MIAMI, Estados Unidos. – El pasado 24 de diciembre salí temprano al patio de mi casa en Westchester, como suelo hacer cada mañana, y un aroma delicioso de puerco asado que embriagaba la brisa me hizo pensar en compatriotas exiliados, felices, diligentes, preparando sus banquetes de Nochebuena desde la abundancia y la concordia.
A las pocas horas me llamó puntual, desde la casa donde nací en el humilde suburbio habanero de Mantilla, mi tía Cacha, para pasar revista, brevemente, de la familia.
“¿Qué te parece?” ―me dijo―. “Hoy no estoy llorando”, lo cual suele hacer siempre que conversamos, cuando la distancia entre nosotros se acorta mediante la comunicación telefónica y sufre la melancolía de no poder abrazarnos.

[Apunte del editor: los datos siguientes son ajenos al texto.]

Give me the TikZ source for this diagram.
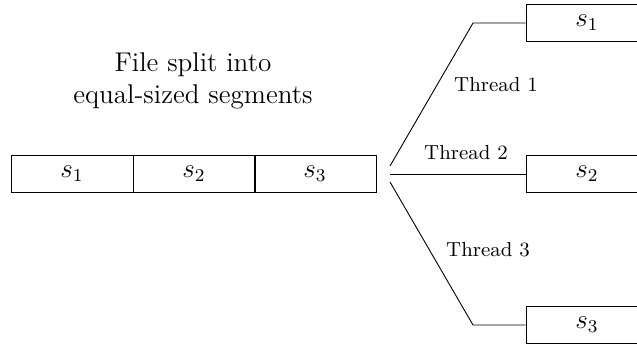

Le pregunté si la celebración estaba lista en términos culinarios y su respuesta fue afirmativa, con cierta satisfacción al hacérmelo saber.
Los años siguen pasando, ya van 65 de dictadura, sin una luz de esperanza en el horizonte. Le recordé a Cacha, quien no es la tía anciana, sino paradójicamente una persona de mi edad, que alguna vez nos veríamos de nuevo en aquella casa, donde se refugia del descalabro circundante y me hizo saber que no perdía la esperanza.
Aberrante circunstancia la de este país dividido cruelmente por una ideología en total bancarrota. Cuánta calamidad sigue dejando a su paso vandálico.
Fue por los años 90 cuando mi amigo del preuniversitario José Martí, Ivo Sarría, pasó por Miami de camino a una conferencia universitaria en Nueva York.
A la sazón me dejó una copia del documental turístico 23, el Broadway habanero, realizado por Alberto G. Méndez en 1957, que sustrajera subrepticiamente de las bóvedas del ICAIC (Instituto Cubano del Arte e Industria Cinematográficos).